With the rise of the powerful 360 and PlayStation 3 consoles, the founders recognised a huge problem: modern games contain vast amounts of recorded voiceover, possibly repeated in many languages for localisation, which is incredibly difficult and expensive to animate by hand or through motion capture.

From service company to SaaS

Bootstrapped until 2018, Speech Graphics operated as a service company which used in-house tech to “charge for minutes” in delivering facial animation.

“Over time, we turned it into a product,” Hofer says of the move to an infinitely more scalable Software-as-a-Service licensing platform. “We found there was a real niche for what we were doing – companies didn’t have the systems to really scale animation production. 

“You typically produce animation either by hand, or performance capture by having someone put on a suit and a helmet covered in sensors. While that produces very good results, it’s very, very time consuming, and extremely expensive.

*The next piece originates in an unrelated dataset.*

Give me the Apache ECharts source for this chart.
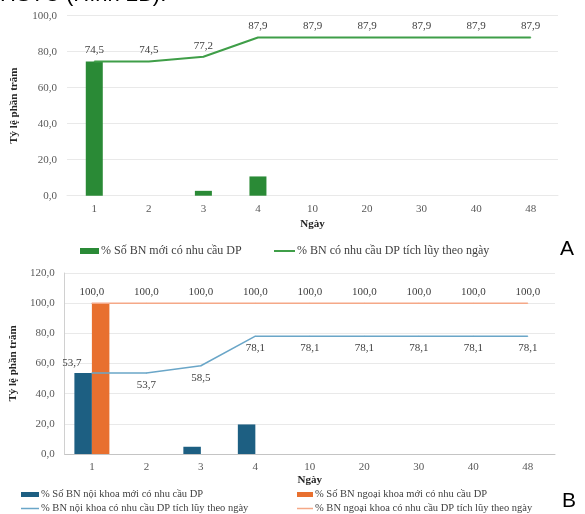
<!DOCTYPE html>
<html>
<head>
<meta charset="utf-8">
<script src="https://cdn.jsdelivr.net/npm/echarts@6/dist/echarts.min.js"></script>
<style>
  html, body { margin: 0; padding: 0; background: #fff; }
  #chart { width: 585px; height: 514px; }
</style>
</head>
<body>
<div id="chart"></div>
<script>
// Ngày theo dõi
const days = ['1', '2', '3', '4', '10', '20', '30', '40', '48'];

// Hình A: toàn bộ bệnh nhân
const newAll = [74.5, 0, 2.7, 10.7, 0, 0, 0, 0, 0];
const cumAll = [74.5, 74.5, 77.2, 87.9, 87.9, 87.9, 87.9, 87.9, 87.9];

// Hình B: nội khoa / ngoại khoa
const newInternal = [53.7, 0, 4.8, 19.6, 0, 0, 0, 0, 0];
const newSurgical = [100, 0, 0, 0, 0, 0, 0, 0, 0];
const cumInternal = [53.7, 53.7, 58.5, 78.1, 78.1, 78.1, 78.1, 78.1, 78.1];
const cumSurgical = [100, 100, 100, 100, 100, 100, 100, 100, 100];

const yTicksA = { min: 0, max: 100, interval: 20 };
const yTicksB = { min: 0, max: 120, interval: 20 };

const SERIF = '"Liberation Serif", "DejaVu Serif", serif';
const fmt = v => Number(v).toFixed(1).replace('.', ',');

const names = {
  newAll: '% Số BN mới có nhu cầu DP',
  cumAll: '% BN có nhu cầu DP tích lũy theo ngày',
  newInt: '% Số BN nội khoa mới có nhu cầu DP',
  cumInt: '% BN nội khoa có nhu cầu DP tích lũy theo ngày',
  newSur: '% Số BN ngoại khoa mới có nhu cầu DP',
  cumSur: '% BN ngoại khoa có nhu cầu DP tích lũy theo ngày'
};

const colors = {
  green: '#2a8a36', greenLine: '#3f9e48',
  blue: '#1d5f82', blueLine: '#6aa6c8',
  orange: '#e8702f', orangeLine: '#f5a887'
};

const axisLabel = { fontFamily: SERIF, fontSize: 11, color: '#595959' };
const gridLine = { show: true, lineStyle: { color: '#e9e9e9', width: 1 } };

function xAxis(gridIndex, nameGap, lineColor) {
  return {
    type: 'category', gridIndex, data: days,
    axisTick: { show: false },
    axisLine: { show: true, lineStyle: { color: lineColor, width: 1 } },
    axisLabel: Object.assign({ margin: 8 }, axisLabel),
    name: 'Ngày', nameLocation: 'middle', nameGap,
    nameTextStyle: { fontFamily: SERIF, fontSize: 11, fontWeight: 'bold', color: '#262626' }
  };
}

function yAxis(gridIndex, ticks, nameGap, showLine) {
  return Object.assign({
    type: 'value', gridIndex,
    axisLine: { show: showLine, lineStyle: { color: '#d0d0d0' } },
    axisTick: { show: false },
    splitLine: gridLine,
    axisLabel: Object.assign({ margin: 10, formatter: fmt }, axisLabel),
    name: 'Tỷ lệ phần trăm', nameLocation: 'middle', nameGap, nameRotate: 90,
    nameTextStyle: { fontFamily: SERIF, fontSize: 11, fontWeight: 'bold', color: '#262626' }
  }, ticks);
}

const lineLabel = (pos, dist) => ({
  show: true, position: pos, distance: dist,
  fontFamily: SERIF, fontSize: 11, color: '#404040', formatter: p => fmt(p.value)
});

function legend(name, left, top, icon, w, h, fontSize) {
  return {
    data: [name], left, top, icon, itemWidth: w, itemHeight: h, itemGap: 0,
    selectedMode: false, padding: 0,
    textStyle: { fontFamily: SERIF, fontSize, color: '#404040', padding: [0, 0, 0, -3] }
  };
}

const lineIcon = 'rect';

// the first point's label sits up and to the left of the point
const cumInternalData = cumInternal.map((v, i) => i === 0
  ? { value: v, label: { position: 'top', distance: 3, offset: [-20, -1] } }
  : v);

const chart = echarts.init(document.getElementById('chart'), null, { renderer: 'canvas' });
chart.setOption({
  animation: false,
  backgroundColor: '#fff',
  grid: [
    { left: 67, right: 27, top: 15.7, height: 180 },
    { left: 60, right: 30, top: 273, height: 181 }
  ],
  xAxis: [xAxis(0, 23, '#e9e9e9'), xAxis(1, 21, '#c4c4c4')],
  yAxis: [yAxis(0, yTicksA, 47, false), yAxis(1, yTicksB, 43, true)],
  legend: [
    legend(names.newAll, 80, 245, 'rect', 19, 6, 12),
    legend(names.cumAll, 274, 245, lineIcon, 21, 2, 12),
    legend(names.newInt, 21, 489, 'rect', 18, 5, 10.5),
    legend(names.cumInt, 21, 503, lineIcon, 18, 1.5, 10.5),
    legend(names.newSur, 297, 489, 'rect', 16, 5, 10.5),
    legend(names.cumSur, 297, 503, lineIcon, 16, 1.5, 10.5)
  ],
  graphic: [
    { type: 'text', left: 0, top: -16,
      style: { text: 'HSTC (Hình 2B).', fontFamily: '"Liberation Sans", Arial, sans-serif', fontSize: 22, fill: '#000' } },
    { type: 'text', left: 560, top: 239,
      style: { text: 'A', fontFamily: '"Liberation Sans", Arial, sans-serif', fontSize: 21, fill: '#000' } },
    { type: 'text', left: 562, top: 491,
      style: { text: 'B', fontFamily: '"Liberation Sans", Arial, sans-serif', fontSize: 21, fill: '#000' } }
  ],
  series: [
    { name: names.newAll, type: 'bar', xAxisIndex: 0, yAxisIndex: 0, data: newAll,
      barWidth: 17, itemStyle: { color: colors.green } },
    { name: names.cumAll, type: 'line', xAxisIndex: 0, yAxisIndex: 0, data: cumAll,
      symbol: 'circle', symbolSize: 1, itemStyle: { color: colors.greenLine },
      lineStyle: { color: colors.greenLine, width: 2 }, label: lineLabel('top', 5), z: 3 },

    { name: names.newInt, type: 'bar', xAxisIndex: 1, yAxisIndex: 1, data: newInternal,
      barWidth: 17.5, barGap: '0%', itemStyle: { color: colors.blue } },
    { name: names.newSur, type: 'bar', xAxisIndex: 1, yAxisIndex: 1, data: newSurgical,
      barWidth: 17.5, barGap: '0%', itemStyle: { color: colors.orange } },
    { name: names.cumInt, type: 'line', xAxisIndex: 1, yAxisIndex: 1, data: cumInternalData,
      symbol: 'circle', symbolSize: 1, itemStyle: { color: colors.blueLine },
      lineStyle: { color: colors.blueLine, width: 1.5 }, label: lineLabel('bottom', 6), z: 3 },
    { name: names.cumSur, type: 'line', xAxisIndex: 1, yAxisIndex: 1, data: cumSurgical,
      symbol: 'circle', symbolSize: 1, itemStyle: { color: colors.orangeLine },
      lineStyle: { color: colors.orangeLine, width: 1.5 }, label: lineLabel('top', 5), z: 3 }
  ]
});
</script>
</body>
</html>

“Our software analyses the speech and automatically produces the animation – it’s very impactful and a lot cheaper. It’s very comparable to something that you would get with performance capture systems. The only difference is that you might not get the complete likeness: we don’t know exactly what the character is, or what the actor’s doing, as we’re inferring from the audio.”

Speech Graphics

Used by 90% of Triple A studios today, its systems include facial animation accelerator SGX, which interprets vocal characteristics and maps the data to a detailed model of the associated muscle systems to generate anatomically correct lip sync & emotionally accurate expressions; and SG Com, which allows for animation to be generated on-the-fly from audio streamed or downloaded to the gaming device in real-time.

The Last of Us

The Last of Us and its contemporaries have raised the bar in terms of storytelling within games: the believability of the interactions between characters is now all-important in successfully immersing players. I won’t be alone in having cried as that game drew to a close.

No wonder, then, that Speech Graphics is now taking the power of emotion into new verticals within enterprise: its generative AI platform Rapport is a modular system which automates character animation from speech and other vocalisations, and is looking to tap into new markets such as branding within the metaverse; in eCommerce; training and education; and triage assessment in healthcare.

Speech Graphics Rapport healthcare

“One of our key drivers for growth is making it much more accessible. We’re now working with more AA games studios and indies,” says Hofer. “And over the last few years, other industries have begun to embrace digital characters. We even do the Meerkats! There’s a lot of this happening right now that wasn’t the case even three years ago.

“It’s a more interesting and engaging way to interact with brands. We’re building a platform to make it really, really easy for anybody to connect all the different bits that you need to have a successful experience around digital characters. 

“It’s not just about games – it could be a character on a website, in a metaverse, music artists who want to appear in Fortnite or Roblox, brand ambassadors… we’re integrating the platform with different character creators, voice services, rendering environments.”